The second stage is also often redundant. An initializer that takes no arguments should not have to be stated. The fact that it can be commonly leads to bugs.

A concrete example of this is the POSIX thread API mutex. On FreeBSD, this is a pointer and a NULL value will be implicitly initialized. With the GNU/Linux implementation, it is a structure, and using an uninitialized version has undefined behavior. The compiler, however, has no way of knowing the difference between an initialized and an uninitialized mutex, so it will not give any warnings. A program that forgets to initialize the mutex can compile without any warnings, even at the highest warning level, and may work sometimes, but will fail unpredictably on some platforms.

In Go, this kind of bug is very rare. The common structures all use the zero initialization pattern, which means that you can always use a newly created instance of them immediately. The only time that you need to explicitly initialize one is when you want something other than the default behavior.

The same is true of other types. A pointer in Go is always initialized to nil, unless explicitly initialized to point to a valid object. In contrast, a pointer in C declared as a local value can contain any value. It may point to a live variable, or to an invalid memory address.
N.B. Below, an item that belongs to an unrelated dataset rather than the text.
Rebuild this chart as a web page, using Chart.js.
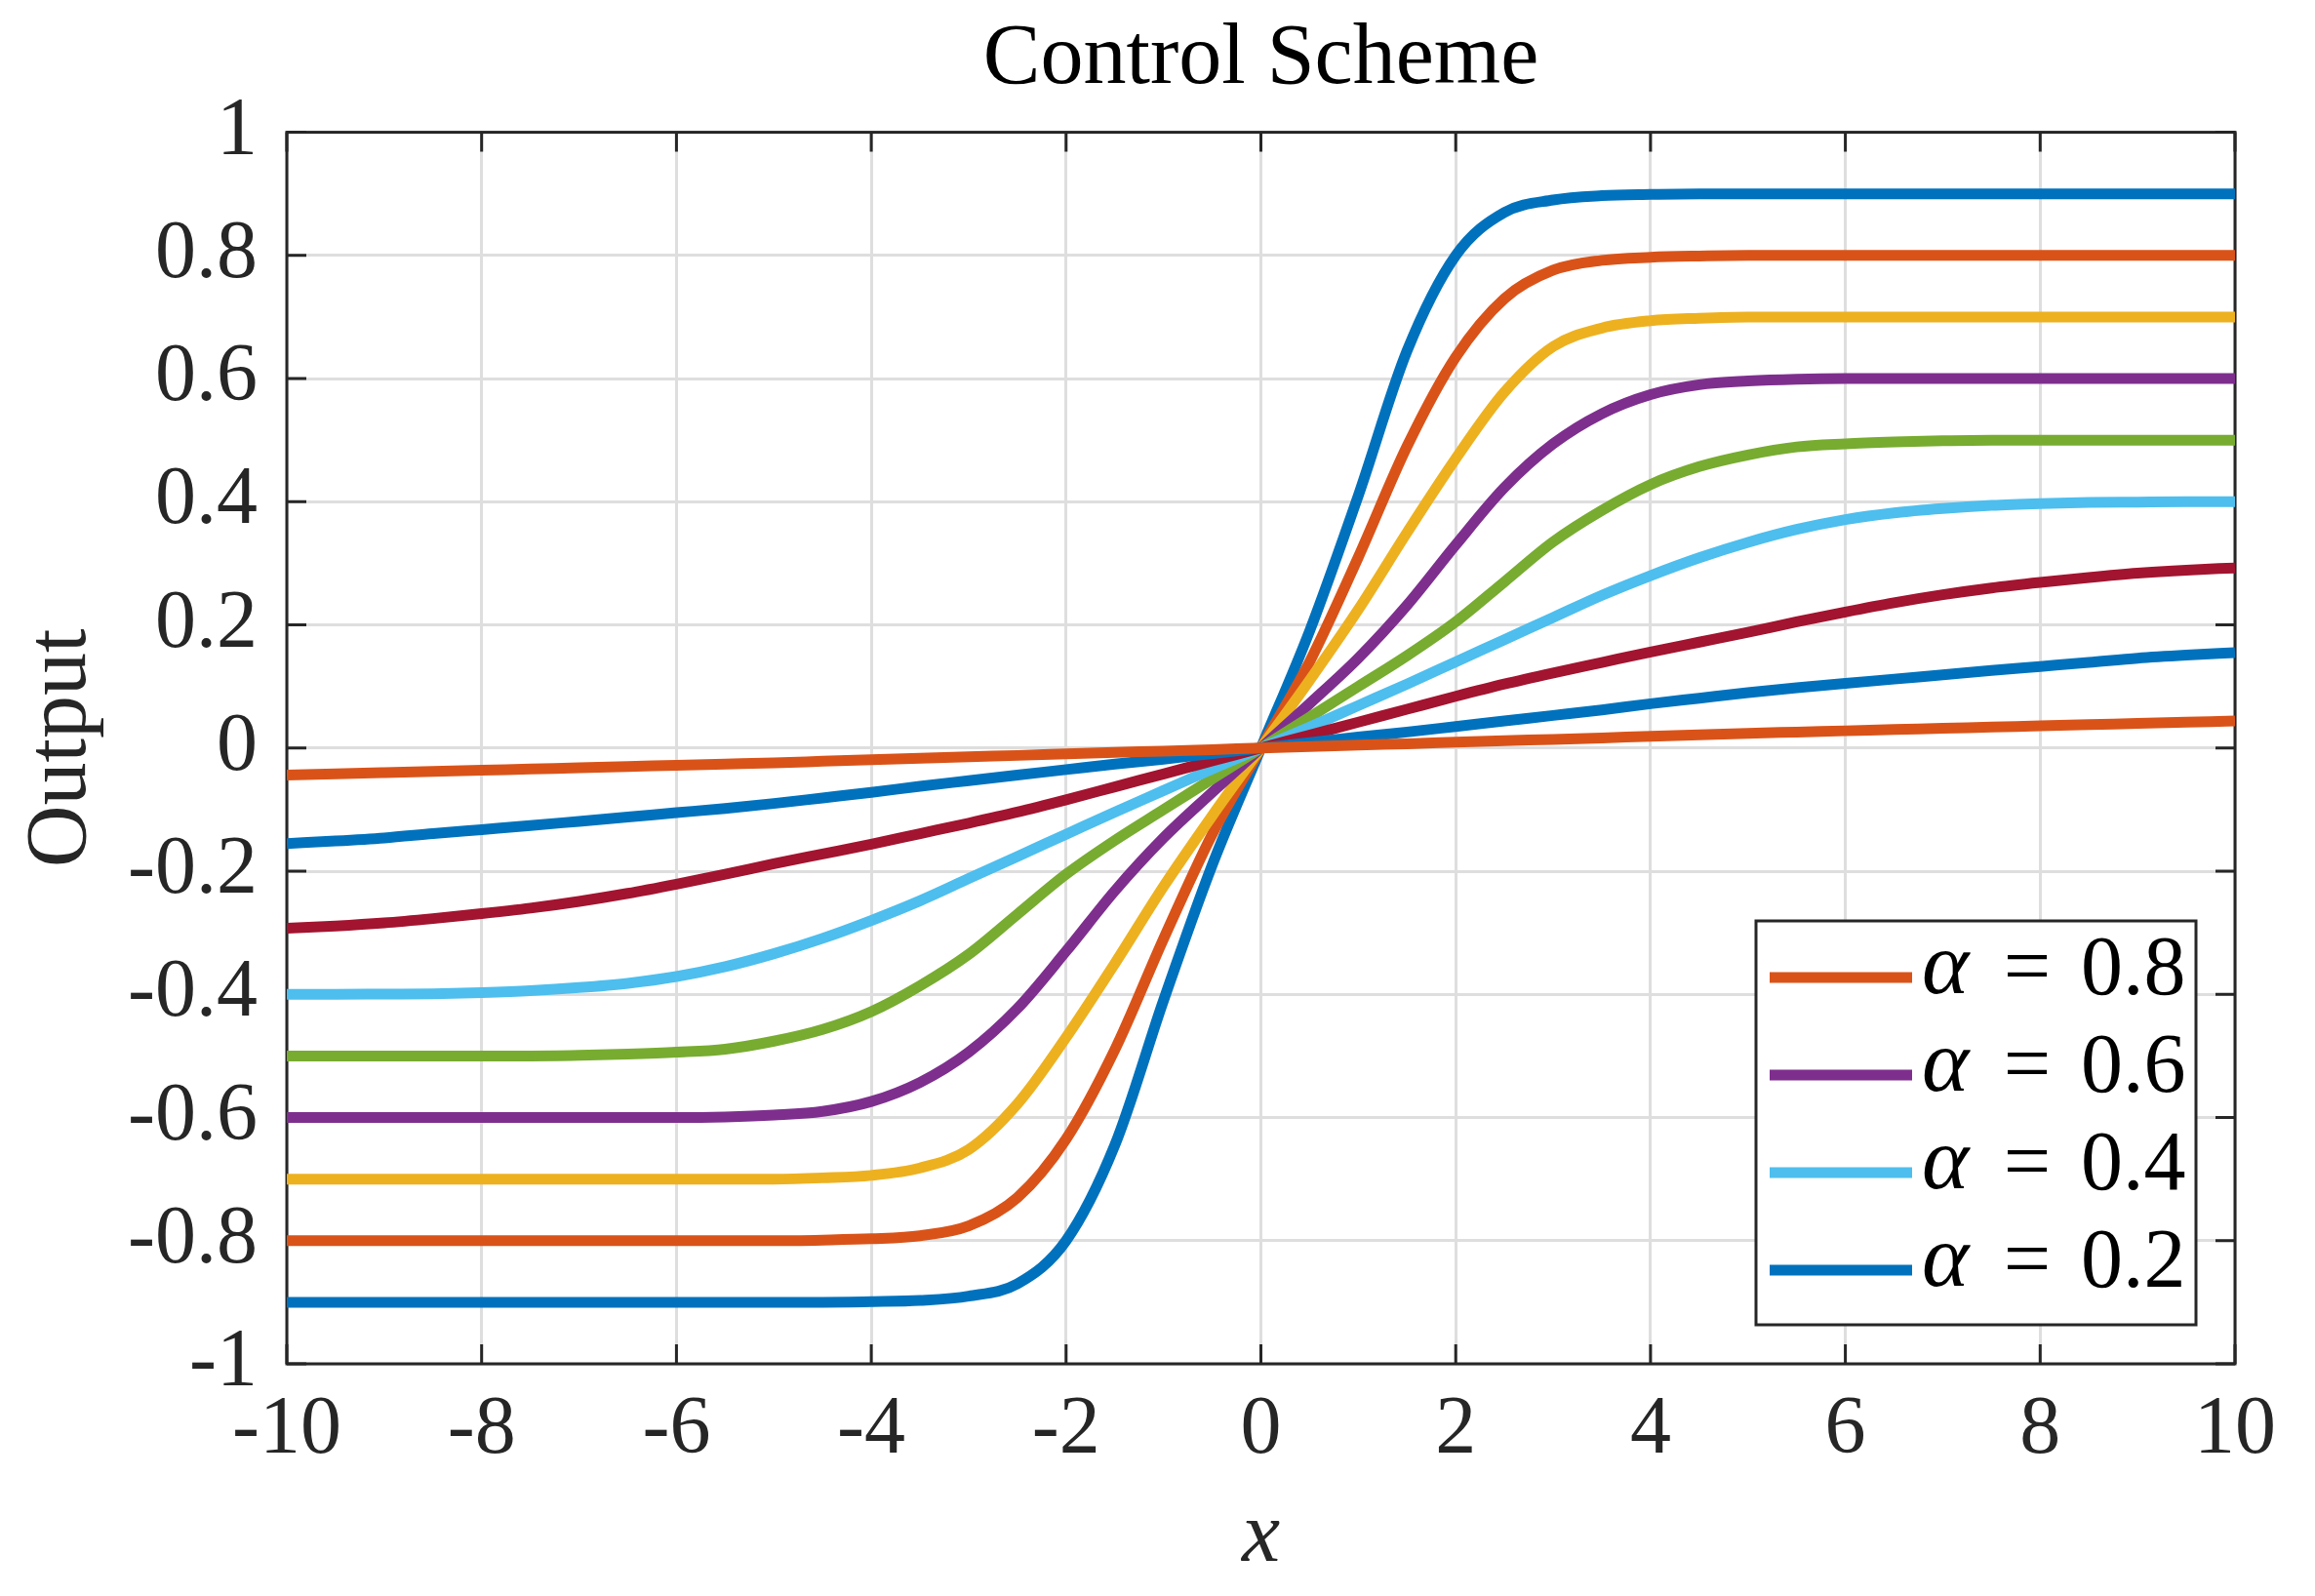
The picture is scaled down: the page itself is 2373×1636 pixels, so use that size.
<!DOCTYPE html>
<html>
<head>
<meta charset="utf-8">
<title>Control Scheme</title>
<script src="https://cdn.jsdelivr.net/npm/chart.js@4.4.1/dist/chart.umd.min.js"></script>
<style>
  html, body { margin: 0; padding: 0; background: #fff; }
  #wrap { width: 2373px; height: 1636px; }
</style>
</head>
<body>
<div id="wrap"><canvas id="chart" width="2373" height="1636"></canvas></div>
<script>
// values
const xValues = [-10,-9.5,-9,-8.5,-8,-7.5,-7,-6.5,-6,-5.5,-5,-4.5,-4,-3.5,-3,-2.5,-2,-1.5,-1,-0.5,0,0.5,1,1.5,2,2.5,3,3.5,4,4.5,5,5.5,6,6.5,7,7.5,8,8.5,9,9.5,10];

const sat90 = [-0.9,-0.9,-0.9,-0.9,-0.9,-0.9,-0.9,-0.9,-0.9,-0.9,-0.9,-0.9,-0.899,-0.897,-0.89,-0.87,-0.8,-0.645,-0.41,-0.19,0,0.19,0.41,0.645,0.8,0.87,0.89,0.897,0.899,0.9,0.9,0.9,0.9,0.9,0.9,0.9,0.9,0.9,0.9,0.9,0.9];
const sat80 = [-0.8,-0.8,-0.8,-0.8,-0.8,-0.8,-0.8,-0.8,-0.8,-0.8,-0.8,-0.799,-0.797,-0.792,-0.776,-0.73,-0.635,-0.49,-0.31,-0.14,0,0.14,0.31,0.49,0.635,0.73,0.776,0.792,0.797,0.799,0.8,0.8,0.8,0.8,0.8,0.8,0.8,0.8,0.8,0.8,0.8];
const sat70 = [-0.7,-0.7,-0.7,-0.7,-0.7,-0.7,-0.7,-0.7,-0.7,-0.7,-0.7,-0.698,-0.694,-0.682,-0.652,-0.578,-0.47,-0.35,-0.225,-0.11,0,0.11,0.225,0.35,0.47,0.578,0.652,0.682,0.694,0.698,0.7,0.7,0.7,0.7,0.7,0.7,0.7,0.7,0.7,0.7,0.7];
const sat60 = [-0.6,-0.6,-0.6,-0.6,-0.6,-0.6,-0.6,-0.6,-0.6,-0.599,-0.596,-0.59,-0.574,-0.543,-0.494,-0.423,-0.33,-0.232,-0.146,-0.072,0,0.072,0.146,0.232,0.33,0.423,0.494,0.543,0.574,0.59,0.596,0.599,0.6,0.6,0.6,0.6,0.6,0.6,0.6,0.6,0.6];
const sat50 = [-0.5,-0.5,-0.5,-0.5,-0.5,-0.5,-0.499,-0.497,-0.494,-0.489,-0.476,-0.457,-0.428,-0.386,-0.335,-0.27,-0.205,-0.15,-0.1,-0.05,0,0.05,0.1,0.15,0.205,0.27,0.335,0.386,0.428,0.457,0.476,0.489,0.494,0.497,0.499,0.5,0.5,0.5,0.5,0.5,0.5];
const sat40 = [-0.4,-0.4,-0.3995,-0.399,-0.397,-0.394,-0.389,-0.382,-0.371,-0.355,-0.334,-0.309,-0.28,-0.248,-0.212,-0.176,-0.14,-0.104,-0.069,-0.034,0,0.034,0.069,0.104,0.14,0.176,0.212,0.248,0.28,0.309,0.334,0.355,0.371,0.382,0.389,0.394,0.397,0.399,0.3995,0.4,0.4];
const slow30 = [-0.2925,-0.289,-0.284,-0.277,-0.269,-0.26,-0.249,-0.236,-0.221,-0.205,-0.188,-0.172,-0.156,-0.139,-0.122,-0.104,-0.084,-0.063,-0.042,-0.021,0,0.021,0.042,0.063,0.084,0.104,0.122,0.139,0.156,0.172,0.188,0.205,0.221,0.236,0.249,0.26,0.269,0.277,0.284,0.289,0.2925];
const slow16 = [-0.155,-0.151,-0.146,-0.139,-0.1325,-0.126,-0.119,-0.112,-0.105,-0.098,-0.09,-0.081,-0.072,-0.062,-0.053,-0.044,-0.035,-0.026,-0.018,-0.009,0,0.009,0.018,0.026,0.035,0.044,0.053,0.062,0.072,0.081,0.09,0.098,0.105,0.112,0.119,0.126,0.1325,0.139,0.146,0.151,0.155];
const slow04 = [-0.044,-0.042,-0.04,-0.038,-0.036,-0.034,-0.032,-0.03,-0.028,-0.026,-0.024,-0.0215,-0.019,-0.0165,-0.014,-0.012,-0.0095,-0.007,-0.005,-0.0025,0,0.0025,0.005,0.007,0.0095,0.012,0.014,0.0165,0.019,0.0215,0.024,0.026,0.028,0.03,0.032,0.034,0.036,0.038,0.04,0.042,0.044];

const seriesList = [sat90, sat80, sat70, sat60, sat50, sat40, slow30, slow16, slow04];
const seriesColors = ["#0072BD", "#D95319", "#EDB120", "#7E2F8E", "#77AC30", "#4DBEEE", "#A2142F", "#0072BD", "#D95319"];

// legend only names four of the lines
const legendSeries = [1, 3, 5, 7];
const legendValues = ["0.8", "0.6", "0.4", "0.2"];

const xTicks = [-10, -8, -6, -4, -2, 0, 2, 4, 6, 8, 10];
const xTickLabels = ["-10", "-8", "-6", "-4", "-2", "0", "2", "4", "6", "8", "10"];
const yTicks = [-1, -0.8, -0.6, -0.4, -0.2, 0, 0.2, 0.4, 0.6, 0.8, 1];
const yTickLabels = ["-1", "-0.8", "-0.6", "-0.4", "-0.2", "0", "0.2", "0.4", "0.6", "0.8", "1"];

const SERIF = "'Liberation Serif', 'DejaVu Serif', serif";
const AXIS_COLOR = "#262626";

const axesBox = {
	id: "axesBox",
	beforeDatasetsDraw(chart) {
		const { ctx, chartArea: a, scales: { x, y } } = chart;
		const tick = 20;
		ctx.save();
		ctx.strokeStyle = AXIS_COLOR;
		ctx.lineWidth = 3;
		ctx.beginPath();
		xTicks.forEach((v) => {
			const px = x.getPixelForValue(v);
			ctx.moveTo(px, a.bottom);
			ctx.lineTo(px, a.bottom - tick);
			ctx.moveTo(px, a.top);
			ctx.lineTo(px, a.top + tick);
		});
		yTicks.forEach((v) => {
			const py = y.getPixelForValue(v);
			ctx.moveTo(a.left, py);
			ctx.lineTo(a.left + tick, py);
			ctx.moveTo(a.right, py);
			ctx.lineTo(a.right - tick, py);
		});
		ctx.stroke();
		ctx.strokeRect(a.left, a.top, a.right - a.left, a.bottom - a.top);
		ctx.restore();
	},
	afterDatasetsDraw(chart) {
		const { ctx, chartArea: a } = chart;
		const w = 451;
		const h = 414;
		const left = a.right - 40 - w;
		const top = a.bottom - 40 - h;
		ctx.save();
		ctx.fillStyle = "#fff";
		ctx.fillRect(left, top, w, h);
		ctx.strokeStyle = AXIS_COLOR;
		ctx.lineWidth = 3;
		ctx.strokeRect(left, top, w, h);
		legendSeries.forEach((idx, i) => {
			const cy = top + 58 + i * 100;
			const ds = chart.data.datasets[idx];
			ctx.strokeStyle = ds.borderColor;
			ctx.lineWidth = ds.borderWidth;
			ctx.beginPath();
			ctx.moveTo(left + 14, cy);
			ctx.lineTo(left + 160, cy);
			ctx.stroke();
			ctx.fillStyle = "#000";
			ctx.textBaseline = "middle";
			ctx.textAlign = "left";
			ctx.font = "italic 92px " + SERIF;
			ctx.fillText("\u03b1", left + 170, cy - 8);
			ctx.font = "86px " + SERIF;
			ctx.textAlign = "center";
			ctx.fillText("=", left + 278, cy - 6);
			ctx.textAlign = "left";
			ctx.fillText(legendValues[i], left + 333, cy - 6);
		});
		ctx.restore();
	}
};

const datasets = seriesList.map((values, i) => ({
	label: "series " + (i + 1),
	data: xValues.map((xv, j) => ({ x: xv, y: values[j] })),
	borderColor: seriesColors[i],
	borderWidth: 11,
	borderJoinStyle: "round",
	pointRadius: 0,
	fill: false,
	cubicInterpolationMode: "monotone",
	order: seriesList.length - 1 - i
}));

new Chart(document.getElementById("chart"), {
	type: "line",
	data: { datasets },
	plugins: [axesBox],
	options: {
		responsive: false,
		animation: false,
		devicePixelRatio: 1,
		layout: { padding: { left: 0, right: 82, top: 0, bottom: 0 } },
		plugins: {
			legend: { display: false },
			tooltip: { enabled: false },
			title: {
				display: true,
				fullSize: false,
				text: "Control Scheme",
				color: "#000",
				font: { family: SERIF, size: 88, weight: "normal", lineHeight: 1.2 },
				padding: { top: 9, bottom: 21 }
			}
		},
		scales: {
			x: {
				type: "linear",
				min: -10,
				max: 10,
				afterBuildTicks: (s) => { s.ticks = xTicks.map((v) => ({ value: v })); },
				afterFit: (s) => { s.height = 238; },
				ticks: {
					callback: (v, i) => xTickLabels[i],
					color: AXIS_COLOR,
					font: { family: SERIF, size: 84, lineHeight: 1.2 },
					padding: 19,
					maxRotation: 0,
					autoSkip: false
				},
				grid: { color: "#dedede", lineWidth: 3, drawTicks: false },
				border: { display: false },
				title: {
					display: true,
					text: "x",
					color: AXIS_COLOR,
					font: { family: SERIF, size: 88, style: "italic", lineHeight: 1.2 },
					padding: { top: 0, bottom: 6 }
				}
			},
			y: {
				type: "linear",
				min: -1,
				max: 1,
				afterBuildTicks: (s) => { s.ticks = yTicks.map((v) => ({ value: v })); },
				afterFit: (s) => { s.width = 294; },
				ticks: {
					callback: (v, i) => yTickLabels[i],
					color: AXIS_COLOR,
					font: { family: SERIF, size: 84, lineHeight: 1.2 },
					padding: 30,
					autoSkip: false
				},
				grid: { color: "#dedede", lineWidth: 3, drawTicks: false },
				border: { display: false },
				title: {
					display: true,
					text: "Output",
					color: AXIS_COLOR,
					font: { family: SERIF, size: 88, lineHeight: 1.2 },
					padding: { top: 11, bottom: 0 }
				}
			}
		}
	}
});
</script>
</body>
</html>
The Go approach has several advantages. First, there is no need for the compiler to perform complex flow analysis to warn you that a variable might be used uninitialized: there is no such thing as an uninitialized variable. This sounds simple, but determining if a variable may be used before being initialized is nontrivial, and modern C compilers still don’t always get it right. Secondly, it simplifies code. You only ever explicitly initialize a variable when you want to then use the value that you assigned to it.

You should aim to support this pattern in any Go structures that you define. Usually, this is easy. If your structure contains other structures as fields, and these structures support this pattern, then you get support for free.

If you are relying on other values, then it can be more complex. This is especially true with pointers: pointers do not support the zero initialization pattern and if you call a method on a nil pointer then you will get a crash.

The example at the start of this section shows one way of implementing the zero initialization pattern for structures that contain pointers. This example defines a structure for generating log messages and sending them to a file. The zero structure implicitly uses the standard error channel, rather than a file stored in the structure.

There are two things to note about this. The first is that we are not setting the out field in the structure to anything, if it is not set, we are just using a different value. There are two reasons for this. The first is largely aesthetic: it lets us tell the difference between a Logger that is writing to the standard output because it has been explicitly set to use the standard output, and one that is using it implicitly. In this particular example, it’s not very important, but in other cases it can be.

The other reason is that it means that this method does not need to take a pointer to the structure. This is quite important because of the how it relates to the Go type system. If you call a method via an interface, then methods that accept a pointer are only callable if the interface variable contains a pointer. If the interface variable contains a value, then methods that take a pointer will not be callable. It’s therefore good style in Go to only require methods to take a pointer when they modify the structure.